Survey Data

Reg No

15403311


Rating

Regional


Categories of Special Interest

Architectural, Artistic


Original Use

House


In Use As

House


Date

1740 - 1780


Coordinates

244221, 240945


Date Recorded

20/10/2004


Date Updated

--/--/--


Description

Detached five-bay two-storey over a basement country house with attic storey, built c.1760, having projecting single-bay wings to either end of the front façade (southeast) and a return to the rear (northwest). Steeply pitched natural slate roof(s) with chimneystacks to either gable end. Roughcast rendered walls over smooth rendered plinth. Square-headed window openings with replacement windows. Central round-headed doorcase with cut stone block-and-start surround having a fluted lintel, a plain overlight and timber double doors. Doorcase reached by a flight of cut limestone steps flanked to either side by rendered walls.

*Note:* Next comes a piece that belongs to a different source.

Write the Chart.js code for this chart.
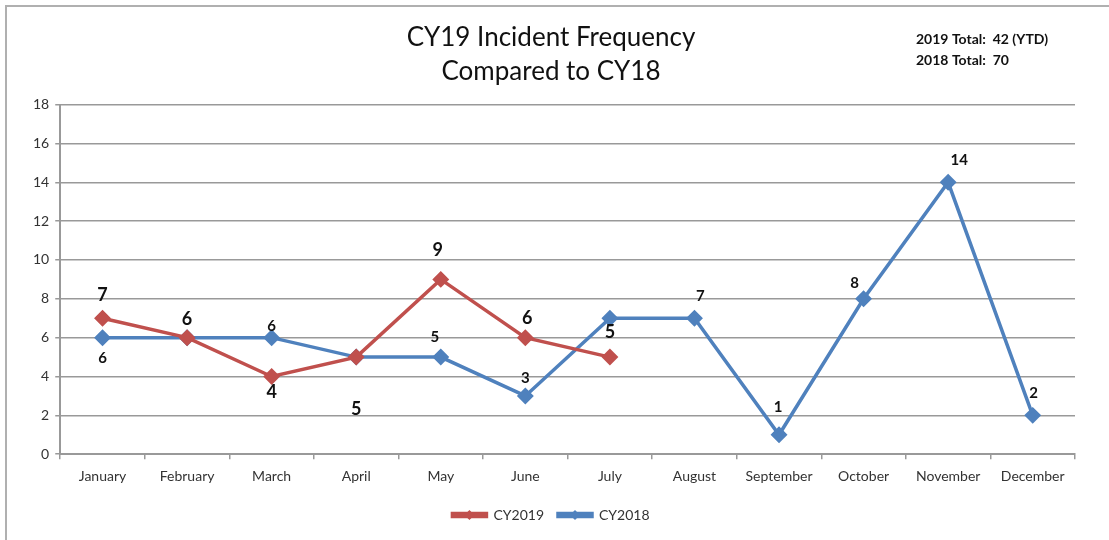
<!DOCTYPE html>
<html>
<head>
<meta charset="utf-8">
<script src="https://cdn.jsdelivr.net/npm/chart.js@4.4.1/dist/chart.umd.min.js"></script>
<style>
  body { margin: 0; background: #fff; }
  #wrap { width: 1109px; height: 540px; position: relative; }
</style>
</head>
<body>
<div id="wrap"><canvas id="chart"></canvas></div>
<script>
"use strict"

const months = ["January", "February", "March", "April", "May", "June", "July",
  "August", "September", "October", "November", "December"]
const cy2019 = [7, 6, 4, 5, 9, 6, 5]
const cy2018 = [6, 6, 6, 5, 5, 3, 7, 7, 1, 8, 14, 2]
const titleLines = ["CY19 Incident Frequency", "Compared to CY18"]
const totalLines = ["2019 Total:  42 (YTD)", "2018 Total:  70"]
const yMax = 18
const yStep = 2

// where each value label sits relative to its point (null = not shown)
const labelShift2019 = [[0, -23], [0, -18], [0, 16], [0, 52], [-3, -29], [2, -19], [0, -25]]
const labelShift2018 = [[0, 20], null, [0, -12], null, [-6, -20], [0, -18], null,
  [6, -22], [-1, -28], [-9, -16], [11, -22], [1, -22]]

const red = "#C0504D"
const blue = "#4F81BD"
const fontFam = "Lato, 'Open Sans', sans-serif"

const extras = {
  id: "extras",
  afterDraw(chart) {
    const ctx = chart.ctx
    ctx.save()

    // outer frame
    ctx.strokeStyle = "#b0b0b0"
    ctx.lineWidth = 2
    ctx.beginPath()
    ctx.moveTo(6, chart.height)
    ctx.lineTo(6, 6)
    ctx.lineTo(chart.width, 6)
    ctx.stroke()

    // totals top right
    ctx.fillStyle = "#111"
    ctx.font = "bold 14px " + fontFam
    ctx.textAlign = "left"
    ctx.textBaseline = "middle"
    ctx.fillText(totalLines[0], 916, 39)
    ctx.fillText(totalLines[1], 916, 60)

    // value labels
    const shifts = [labelShift2019, labelShift2018]
    const sizes = [18, 15]
    chart.data.datasets.forEach((ds, di) => {
      const meta = chart.getDatasetMeta(di)
      ctx.font = "bold " + sizes[di] + "px " + fontFam
      ctx.textAlign = "center"
      ctx.fillStyle = "#111"
      meta.data.forEach((pt, i) => {
        const s = shifts[di][i]
        if (!s) return
        ctx.fillText(String(ds.data[i]), pt.x + s[0], pt.y + s[1])
      })
    })

    // diamonds on the legend lines
    const legend = chart.legend
    legend.legendHitBoxes.forEach((box, i) => {
      const ds = chart.data.datasets[i]
      const cx = box.left + legend.options.labels.boxWidth / 2
      const cy = box.top + box.height / 2
      ctx.fillStyle = ds.borderColor
      ctx.beginPath()
      ctx.moveTo(cx, cy - 5)
      ctx.lineTo(cx + 5, cy)
      ctx.lineTo(cx, cy + 5)
      ctx.lineTo(cx - 5, cy)
      ctx.closePath()
      ctx.fill()
    })
    ctx.restore()
  }
}

new Chart(document.getElementById("chart"), {
  type: "line",
  data: {
    labels: months,
    datasets: [
      {
        label: "CY2019",
        data: cy2019,
        borderColor: red,
        backgroundColor: red,
        borderWidth: 3.5,
        pointStyle: "rectRot",
        pointRadius: 6,
        pointHoverRadius: 6
      },
      {
        label: "CY2018",
        data: cy2018,
        borderColor: blue,
        backgroundColor: blue,
        borderWidth: 3.5,
        pointStyle: "rectRot",
        pointRadius: 6,
        pointHoverRadius: 6
      }
    ]
  },
  options: {
    responsive: true,
    maintainAspectRatio: false,
    animation: false,
    layout: { padding: { left: 27, right: 34, top: 13, bottom: 8 } },
    plugins: {
      title: {
        display: true,
        text: titleLines,
        color: "#111",
        font: { family: fontFam, size: 26, weight: "normal", lineHeight: 1.3 },
        padding: { top: 8, bottom: 16 }
      },
      legend: {
        position: "bottom",
        labels: {
          color: "#333",
          font: { family: fontFam, size: 14 },
          boxWidth: 34,
          boxHeight: 3,
          padding: 14
        }
      },
      tooltip: { enabled: false }
    },
    scales: {
      x: {
        offset: true,
        grid: {
          offset: true,
          drawOnChartArea: false,
          drawTicks: true,
          tickLength: 5,
          color: "#999",
          lineWidth: 1.5
        },
        border: { color: "#999", width: 2 },
        ticks: {
          color: "#333",
          font: { family: fontFam, size: 14 },
          maxRotation: 0,
          padding: 9
        }
      },
      y: {
        min: 0,
        max: yMax,
        grid: {
          color: "#999",
          lineWidth: 1.5,
          tickLength: 5
        },
        border: { color: "#999", width: 2 },
        ticks: {
          stepSize: yStep,
          color: "#333",
          font: { family: fontFam, size: 14 },
          padding: 6
        }
      }
    }
  },
  plugins: [extras]
})
</script>
</body>
</html>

Cut stone plaque over the doorcase reads ‘This is the house that Jack built’. Coursed rubble limestone walls on quadrant-plan with cut stone coping over run away to either side of house (southwest and northeast) having central square-headed door openings flanked by round-headed niches. Single-storey outbuilding to the rear (northwest) and to the northeast. Set well back from road in mature grounds to the west of Rochfortbridge. Main entrance gates to the southeast.

Appraisal

An unusual and distinctive country house, which retains much of its early character and form despite the loss of important early fittings to the openings in recent years. The steeply pitched roof, the narrow plan and a tall window openings suggest that this house dates to the mid-eighteenth century house at the latest. The form of the shallow return to the rear suggests that it may have been originally built to contain the staircase, hinting that this building may be a late-seventeenth/early eighteenth-century ‘T-plan’ house. The advanced single-bay wings and the quadrant walls running away to either side is a most unusual arrangement that lends this house a vaguely Palladian feel. This suggests, perhaps, that these elements are the result of mid-eighteenth century alterations to an existing building. The rooflines of these wings continue along the same plane/pitch as that of the main house, which is again a very curious feature. The fine cut stone doorcase, which is of artistic merit, was probably added c.1800. West House is an interesting and distinctive structure that represents an important addition to the architectural heritage of Westmeath, adding to the historic feel of the area to the west of Rochfortbridge.